When the machismo ringleader Baader, played by hugely popular German
actor Moritz Bleibtreu, drives through Frankfurt, firing his gun into
the night sky, the car stereo blaring The Who's "My Generation," he
comes pretty close to the Marlon Brando image he has always tried to portray.
Critics say the film, which includes the entire creme de la creme of
German actors, follows a selective reality: Baader, it surfaced,
suffered from a speech disorder that Bleibtreu didn't include in his
acting. In a TV show, he argued that the disorder would have made the
film unfittingly comical. What he didn't say was that it would have
made Baader look a lot less cool.
Michael Buback, the son of Germany's chief prosecutor Siegfried
Buback, who was gunned down by the RAF in 1977, complained that
victims' families were kept in the dark over what they would have to
relive in seeing the film: Buback, in his case, had to watch how a
pair of terrorists on a motorcycle empty their Heckler & Koch machine
guns into the bodies of his father and his bodyguards.

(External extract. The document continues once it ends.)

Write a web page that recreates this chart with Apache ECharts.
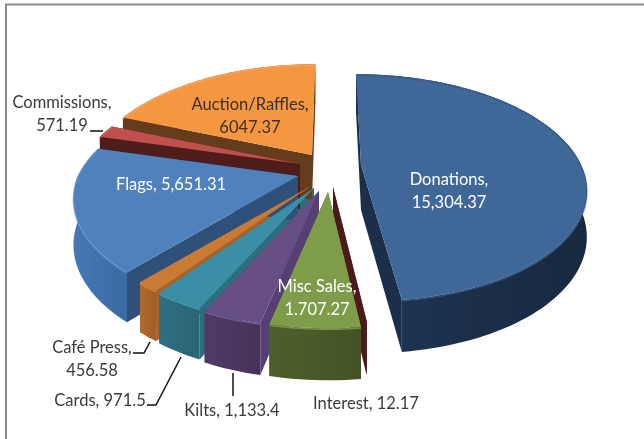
<!DOCTYPE html>
<html>
<head>
<meta charset="utf-8">
<style>html,body{margin:0;padding:0;background:#fff}#c{width:644px;height:439px}</style>
<script src="https://cdn.jsdelivr.net/npm/echarts@6/dist/echarts.min.js"></script>
</head>
<body>
<div id="c"></div>
<script>
// ---- data (clockwise from 12 o'clock) ----
const categories = ['Donations','Interest','Misc Sales','Kilts','Cards','Café Press','Flags','Commissions','Auction/Raffles'];
const values = [15304.37,12.17,1707.27,1133.4,971.5,456.58,5651.31,571.19,6047.37];
const valueLabels = ['15,304.37','12.17','1.707.27','1,133.4','971.5','456.58','5,651.31','571.19','6047.37'];

// ---- per-slice styling and explosion ----
const apexX = [361,333,328,319,314,311,298,300,312];
const apexY = [165,187,192,191,188,186,176,164,155];
const topColors = ['#3f6899','#4a1a1a','#7f9c4b','#674f84','#3b8ea5','#c97b36','#4f81bd','#bf504d','#f59640'];
const rimColors = ['#37597f','#4a1a1a','#8dab58','#8069a0','#57adc4','#dc9450','#5f97d6','#cc625e','#f9a862'];
const wallA = ['#1e3554','#4a1a1a','#4f5f2b','#4f3a66','#2f6f82','#b06a2c','#4478b6','#7a2c2a','#a8622a'];
const wallB = ['#18293f','#4a1a1a','#445326','#463259','#2b6475','#a05e26','#3a6aa2','#7a2c2a','#a8622a'];
const faceColors = ['#1b2f4a','#4a1a1a','#4a5a28','#563f72','#2b6e7e','#a8622a','#2f5179','#4f1c1c','#653c1c'];
const drawOrder = [8,7,6,0,5,4,1,3,2];

// ---- projection settings ----
const RX = 220, RY = 109, K = 0.2, VPX = 332;
const total = values.reduce((a,b)=>a+b,0);
const startAngle = [];
values.reduce((acc,v,i)=>{startAngle[i]=acc;return acc+v/total*Math.PI*2;},0);

function proj(i,t){
  const X=Math.sin(t),Y=-Math.cos(t),w=1/(1-K*Y);
  const lean=(apexX[i]>VPX)?w:Math.min(w,1);
  const x=apexX[i]+RX*X*w+(apexX[i]-VPX)*(lean-1);
  const y=apexY[i]+RY*Y*w;
  return {x,y,d:17+28*w,back:Y<0};
}
function arcPts(i){
  const a=startAngle[i],b=a+values[i]/total*Math.PI*2,n=Math.max(2,Math.ceil((b-a)/0.03));
  const out=[];
  for(let s=0;s<=n;s++) out.push(proj(i,a+(b-a)*s/n));
  return out;
}
function poly(points,fill,z2){
  return {type:'polygon',shape:{points},style:{fill},z2};
}
function renderSlice(params,api){
  const i=api.value(0),arc=arcPts(i),ax=apexX[i],ay=apexY[i],D=45;
  const first=arc[0],last=arc[arc.length-1];
  const children=[];
  children.push(poly([[ax,ay],[first.x,first.y],[first.x,first.y+first.d],[ax,ay+D]],faceColors[i],first.back?3:1));
  children.push(poly([[ax,ay],[last.x,last.y],[last.x,last.y+last.d],[ax,ay+D]],faceColors[i],last.back?3:1));
  const wall=arc.map(p=>[p.x,p.y]).concat(arc.slice().reverse().map(p=>[p.x,p.y+p.d]));
  children.push(poly(wall,{type:'linear',x:0,y:0,x2:1,y2:0,colorStops:[{offset:0,color:wallA[i]},{offset:1,color:wallB[i]}]},2));
  children.push(poly([[ax,ay]].concat(arc.map(p=>[p.x,p.y])),topColors[i],4));
  children.push({type:'polyline',shape:{points:arc.map(p=>[p.x,p.y+1])},style:{fill:null,stroke:rimColors[i],lineWidth:1.5,opacity:0.7},z2:5});
  return {type:'group',children};
}

// ---- text placement ----
const labelColor = ['#fff','#3a3a3a','#fff','#3a3a3a','#3a3a3a','#3a3a3a','#fff','#3a3a3a','#3a3030'];
const labelX = [449,366,317,232,100,92,171,62,250];
const labelY = [191,404,298,411,401,359,185,114,116];
const labelBreak = [true,false,true,false,false,true,false,true,true];
const leaders = [null,null,null,[[233,373],[233,396]],[[147,405],[156,405],[181,357]],[[133,353],[144,353],[150,342]],null,[[90,131],[103,131]],null];

function renderLabel(params,api){
  const i=api.value(0),children=[];
  const light=labelColor[i]==='#fff';
  children.push({type:'text',style:{
    text:categories[i]+','+(labelBreak[i]?'\n':' ')+valueLabels[i],
    x:labelX[i],y:labelY[i],align:'center',verticalAlign:'middle',
    font:'16.5px Lato, "Open Sans", sans-serif',lineHeight:22.5,fill:labelColor[i],
    shadowColor:light?'rgba(0,0,0,0.45)':'transparent',shadowBlur:light?2:0
  },z2:10});
  if(leaders[i]) children.push({type:'polyline',shape:{points:leaders[i]},style:{fill:null,stroke:'#111',lineWidth:1.5},z2:9});
  return {type:'group',children};
}

const chart=echarts.init(document.getElementById('c'),null,{renderer:'canvas'});
chart.setOption({
  animation:false,
  backgroundColor:'#fff',
  graphic:[{type:'polyline',silent:true,z:0,shape:{points:[[6,439],[6,4.5],[644,4.5]]},style:{fill:null,stroke:'#8c8c8c',lineWidth:2}}],
  series:[
    {type:'custom',coordinateSystem:'none',silent:true,z:2,renderItem:renderSlice,
     data:drawOrder.map(i=>({name:categories[i],value:[i,values[i]]}))},
    {type:'custom',coordinateSystem:'none',silent:true,z:5,renderItem:renderLabel,
     data:categories.map((c,i)=>({name:c,value:[i,values[i]]}))}
  ]
});
</script>
</body>
</html>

Yet these same gruesome scenes have also been praised: They show the
RAF's 34 cold-blooded murders how they really were, down to the
number of bullets fired, the camera shooting from the angle of the victims.
Moviegoers will see U.S. soldiers deprived of extremities after
bombing attacks on U.S. military facilities in Frankfurt and
Heidelberg (the RAF intended to protest the Vietnam War), and they
will look into the terrified face of Hanns Martin Schleyer, the
industry official who was kidnapped and executed by RAF terrorists
trying to free their leaders from Stammheim prison.
They also can see some fine acting: Martina Gedeck, who starred in
Germany's last Oscar hit, "The Lives of Others," is impressive as
Ulrike Meinhof, the star journalist turned extremist. The real star
emerging from the film, however, is the young Johanna Wokalek, with
her powerful performance as Gudrun Ensslin, Baader's lover, who
experts say was the fiercest of them all. That Ensslin was a
breathtakingly attractive woman only underscores the RAF's
post-terror chic that continues today, with "Prada Meinhof" T-shirts
and accessories sporting the gang's infamous Heckler & Koch machine-gun logo.
The film has been nominated as Germany's entry for the foreign
language Oscar, and it is the latest in a series that deals with the
country's 20th-century past. Apart from "The Lives of Others,"
another huge German hit film was "The Downfall," about Hitler's final
days hiding in a bunker in Berlin.
Yet it seems it is the RAF that still haunts Germans: A debate last
year over whether to pardon some of its members still in prison got
President Horst Koehler had to decide whether to grant clemency to
Christian Klar, who was a key figure in the killings of Buback,
Schleyer and Juergen Ponto, the Deutsche Bank chief who was murdered
in his home. After significant pressure from victims' families and
the conservatives, he decided not to do so.
Klar was also instrumental in the final grand coup of the German
Autumn, as Germany's biggest security crisis since World War II is
called: Together with a Palestinian group, the RAF in September 1977
hijacked a German Lufthansa passenger plane in order to blackmail the
government into releasing Baader, Ensslin and nine other terrorists
When the plane landed in Mogadishu, Somalia, the German government in
a high-risk mission sent an elite unit of the German federal police,
the GSG9, to storm the aircraft. All four hijackers were shot; three
of them died on the spot. Not one passenger was seriously hurt.
The remaining terrorists in prison, hearing of the failed kidnapping,
committed suicide. It was the beginning of the end for the RAF.